Hilary, you have been in my thoughts and prayers ever since I found out your sad news. I am so incredibly sorry. I will keep praying for you guys and I am planning on being there tomorrow.
Sorry I'm a random person who doesn't know you, I just stumbled across your status update on Facebook with the news feed sidebar thing (because we have mutual friends) and I felt compelled to reach out as a fellow mother and say how sorry I am that you have to grapple with this blow--the sudden loss of your precious daughter Rowan--when you were expecting something so different.

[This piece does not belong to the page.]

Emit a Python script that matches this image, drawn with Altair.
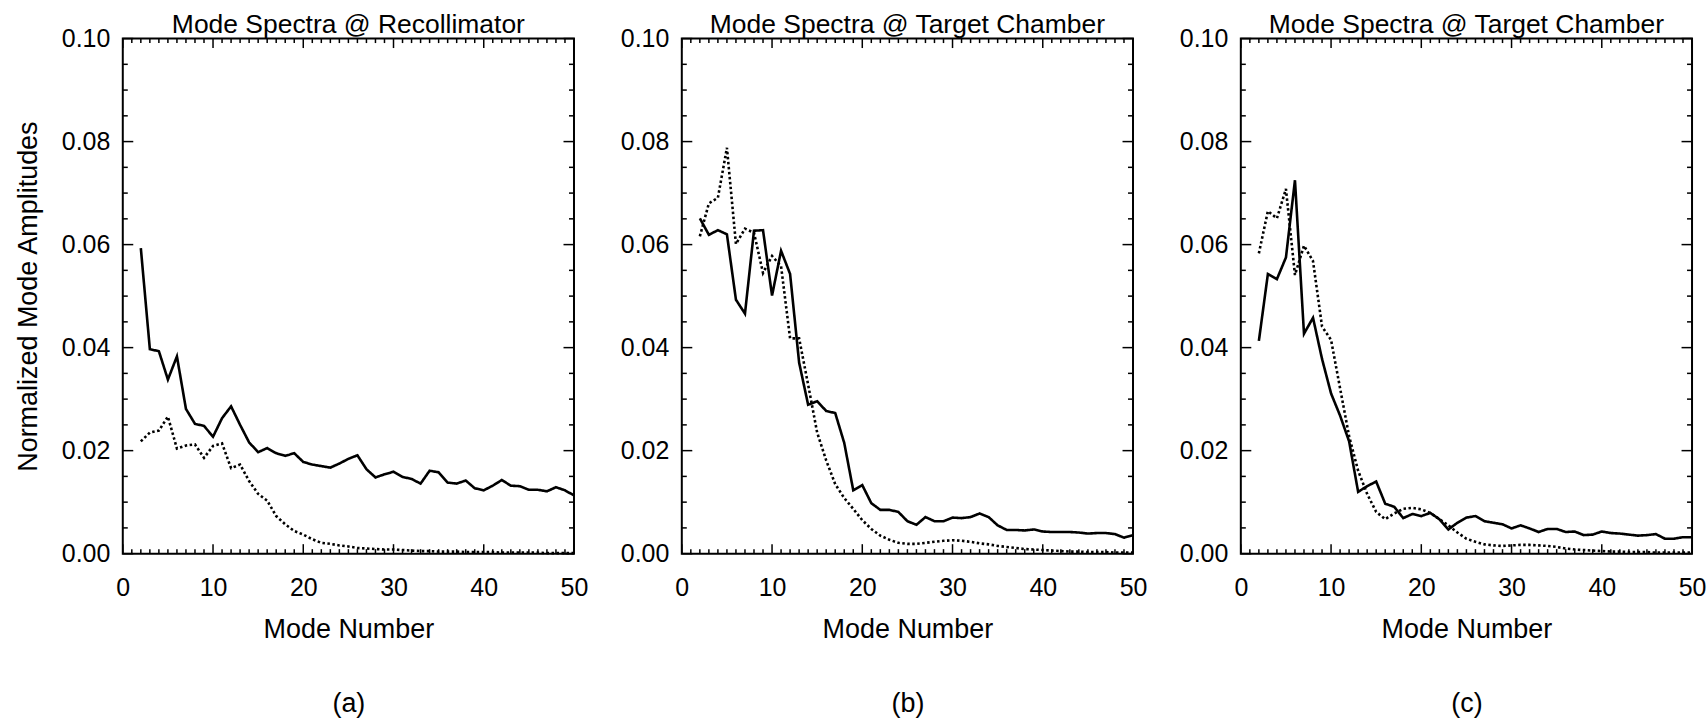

I don't know the feeling personally but my brother recently lost his baby boy and I know it was heart-wrenching for all of us as his family, but nothing compared to what it was (still is) for baby Jonah's mom and dad. I hope that the two of you do find peace and love from the Savior and from family and friends through this sad and intense time.
Hilary this just breaks my heart. I've been thinking about you guys a lot as well and I can't imagine all of the emotions you must be going through. I hope things go well tomorrow and that you guys will be able to find some comfort during this difficult time.
Hillary and family,
I am so sorry for your loss. I will keep you all in my heart and prayers! Let me know if there is anything i can do to help
I can't imagine what you are going through. I am so sorry for your loss. We will keep you in our prayers.
We love you guys!
Josh&Megan
Hills, I'm so sorry I can't be there with you tomorrow.
I'll be thinking of you and I will keep you in my prayers.
Dennen &Hilary,
My heart breaks for you.
"The fulness of the gospel of Jesus Christ brings great comfort in stressing times of mortality. It brings light where there is darkness and a calming influence where there is turmoil. It gives eternal hope where there is mortal despair. It is more than just beautiful doctrine. It is a reality in our lives that if we can be obedient and obtain the eternal rewards that God grants us, if we will draw nigh unto Him and embrace the eternal doctrine, we will be blessed.... The knowledge and understanding of the doctrine that God lives and Jesus is the Christ and that we have an opportunity to be resurrected and live in the presence of God the Father and His Son, Jesus Christ, makes it possible to endure otherwise tragic events. This doctrine brings a brightness of hope into an otherwise dark and dreary world....This is the solace and comfort that comes to us when we understand the gospel plan and know that families are forever." Robert D. Hales
Hilary and Dennen,
We are so sorry to hear of the loss of your sweet little angel Rowan. Words can not express the sorrow that we feel for your family. I can't imagine what you are going through. Your family is in our prayers. We hope you can find comfort at this time and we hope you can feel the love of our Savior at this time as well.
Hilary my heart goes out to you. I've cried so much for you. I'm so very sorry for you. I don't know how to express it but I hope you feel all the love that everyone who knows you has, for you, and I hope you give yourself time to grieve, heal, and be at peace. We are leaving for a grandparent visit to CA at 2:15 tomorrow but since the Orem cemetery is right by our home I will come by for support, oxoxo You're in our thoughts and prayers.
Hilary and Dennen,
I know we don't know you super well but I want you to know that we care... I can only imagine what you are going through right now. My heart is aching for you both. Know that you will be in our hearts and in our prayers. May God bless and comfort you at this time.
Love,
Jakob & Celestial Brandley
I'd like to echo everyone else's sorrow and heartache. I have been thinking of your family and wish you peace and comfort. I'm so sorry for you loss.
I just don't have the right words. I'm so very sorry and will be lifting your family up in prayers. The milestones tear you apart and I will remember the 28th.
Mandy F is a friend of mine. I just read her blog post about Rowan. Tears are just streaming down my face. Hy heart hurts. I don't know you but I love you for your big heart! I don't even know what to say, but know my prayers heavenward tonight are in your behalf.